Navigating Outside a Turbo Frame

Learn to enable a link inside the Turbo Frame to change the parts of the webpage that lie outside it.

Problems in the Previous App

Clicking around the schedule page after adding the edit functionality shows that we moved fast and broke things. Specifically, the links on each concert name that leads to the concert’s page and the “Make Favorite” button appear to be broken. Clicking the concert name does nothing but make the concert display disappear and clicking the “Make Favorite” button updates the concert display but not the “Favorites” section.

Both of these problems have the same cause: the links are now inside a Turbo Frame but try to change parts of the page outside that frame. Turbo Frames, by default, only capture the part of the response that matches the ID of the Turbo Frame that the request came from.
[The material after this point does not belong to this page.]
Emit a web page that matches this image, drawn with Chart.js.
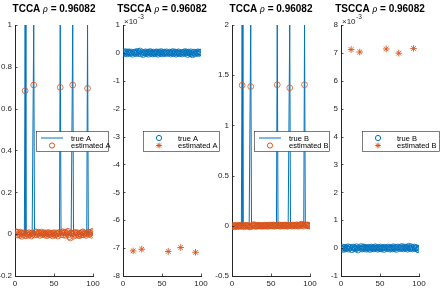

In the case of the concert name link, there is no corresponding Turbo Frame, so the existing frame is replaced by nothing. In the case of the “Make Favorite” link, the response is the entire page, which happens to contain a Turbo Frame for the favorited concert, and Turbo updates that frame and that frame alone.
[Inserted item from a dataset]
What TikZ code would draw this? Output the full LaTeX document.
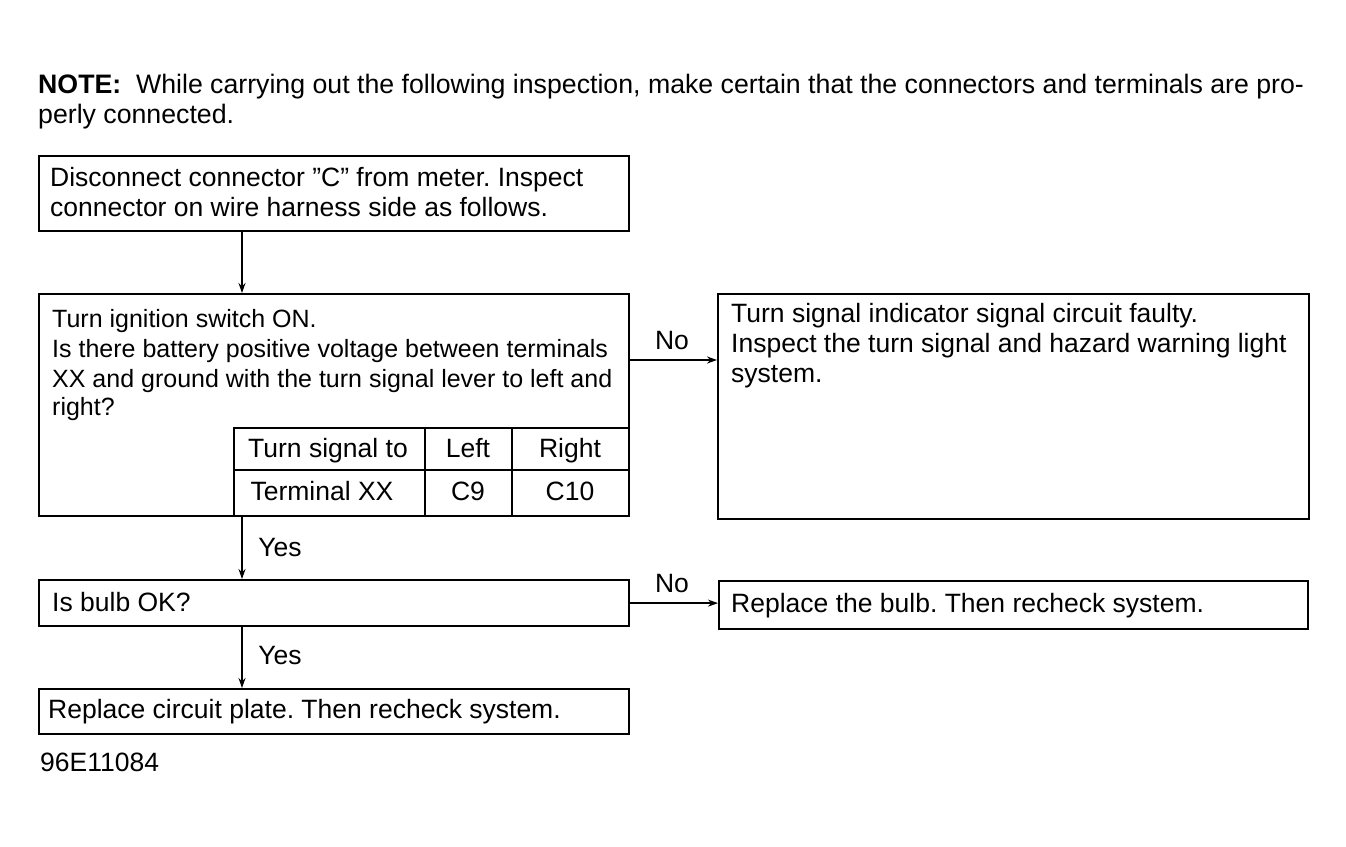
\documentclass[tikz,border=0pt]{standalone}
\usepackage{fontspec}
\setmainfont{Liberation Sans}
\usetikzlibrary{arrows.meta}
\begin{document}
\frenchspacing
\begin{tikzpicture}[x=1pt,y=-1pt,
  box/.style={draw,line width=2.2pt,inner sep=0pt,anchor=north west},
  txt/.style={anchor=base west,inner sep=0pt,font=\fontsize{26.5}{30}\selectfont},
  stxt/.style={anchor=base west,inner sep=0pt,font=\fontsize{25}{30}\selectfont},
  cell/.style={anchor=base,inner sep=0pt,font=\fontsize{26.5}{30}\selectfont},
  lbl/.style={anchor=base,inner sep=0pt,font=\fontsize{26.5}{30}\selectfont},
  conn/.style={line width=2pt,-{Stealth[length=10pt,width=7pt]}},
  rule/.style={line width=2.2pt}]
\useasboundingbox (0,0) rectangle (1346,846);

% note
\node[txt,font=\fontsize{26.7}{30}\selectfont] (note1) at (38,93) {\textbf{NOTE:}\ \ While carrying out the following inspection, make certain that the connectors and terminals are pro-};
\node[txt,font=\fontsize{26.7}{30}\selectfont] (note2) at (38,123) {perly connected.};

% box A
\node[box,minimum width=590pt,minimum height=75pt] (a) at (38,155) {};
\node[txt] (a1) at (50,186) {Disconnect connector ''C'' from meter. Inspect};
\node[txt] (a2) at (50,216) {connector on wire harness side as follows.};

% box B
\node[box,minimum width=590pt,minimum height=222pt] (b) at (38,293) {};
\node[stxt] (b1) at (52,327) {Turn ignition switch ON.};
\node[stxt] (b2) at (52,357) {Is there battery positive voltage between terminals};
\node[stxt] (b3) at (52,387) {XX and ground with the turn signal lever to left and};
\node[stxt] (b4) at (52,415) {right?};

% table
\node[box,minimum width=395pt,minimum height=88pt] (tbl) at (233,427) {};
\coordinate (r1) at (233,470);
\coordinate (r2) at (628,470);
\coordinate (c1t) at (425,427);
\coordinate (c1b) at (425,515);
\coordinate (c2t) at (512,427);
\coordinate (c2b) at (512,515);
\draw[rule] (r1) -- (r2);
\draw[rule] (c1t) -- (c1b);
\draw[rule] (c2t) -- (c2b);
\node[cell] (t11) at (328,457) {Turn signal to};
\node[cell] (t12) at (468,457) {Left};
\node[cell] (t13) at (570,457) {Right};
\node[cell] (t21) at (322,500) {Terminal XX};
\node[cell] (t22) at (468,500) {C9};
\node[cell] (t23) at (570,500) {C10};

% box C
\node[box,minimum width=591pt,minimum height=225pt] (c) at (717,293) {};
\node[txt] (c1) at (731,322) {Turn signal indicator signal circuit faulty.};
\node[txt] (c2) at (731,352) {Inspect the turn signal and hazard warning light};
\node[txt] (c3) at (731,382) {system.};

% box D
\node[box,minimum width=590pt,minimum height=46pt] (d) at (38,579) {};
\node[txt] (d1) at (52,611) {Is bulb OK?};

% box E
\node[box,minimum width=589pt,minimum height=48pt] (e) at (718,580) {};
\node[txt] (e1) at (731,612) {Replace the bulb. Then recheck system.};

% box F
\node[box,minimum width=590pt,minimum height=45pt] (f) at (38,688) {};
\node[txt] (f1) at (48,718) {Replace circuit plate. Then recheck system.};

\node[txt] (code) at (40,771) {96E11084};

% connectors
\draw[conn] (a.south -| 242,0) -- (b.north -| 242,0);
\draw[conn] (b.south -| 242,0) -- (d.north -| 242,0);
\draw[conn] (d.south -| 242,0) -- (f.north -| 242,0);
\draw[conn] (b.east |- 0,360) -- (c.west |- 0,360);
\draw[conn] (d.east) -- (e.west |- d.east);

\node[lbl] (y1) at (280,556) {Yes};
\node[lbl] (y2) at (280,664) {Yes};
\node[lbl] (n1) at (672,349) {No};
\node[lbl] (n2) at (672,592) {No};
\end{tikzpicture}
\end{document}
It’s common to need to break out of the Turbo Frame for navigation purposes, so Turbo Frames provides two ways for us to choose from.

Fixes

First, we can set the default target for the entire frame by setting the target= attribute of the HTML <turbo-frame> tag or the target: argument of the turbo_frame_tag helper method. The target is the DOM ID of a different Turbo Frame. By adding the target attribute, we change the behavior of all links within the frame to redraw the target frame rather than the frame from which the link originates. This isn’t what we need for our fixes. The intention is something like a navigation bar where the links would all redraw a content frame rather than redraw the navigation bar itself.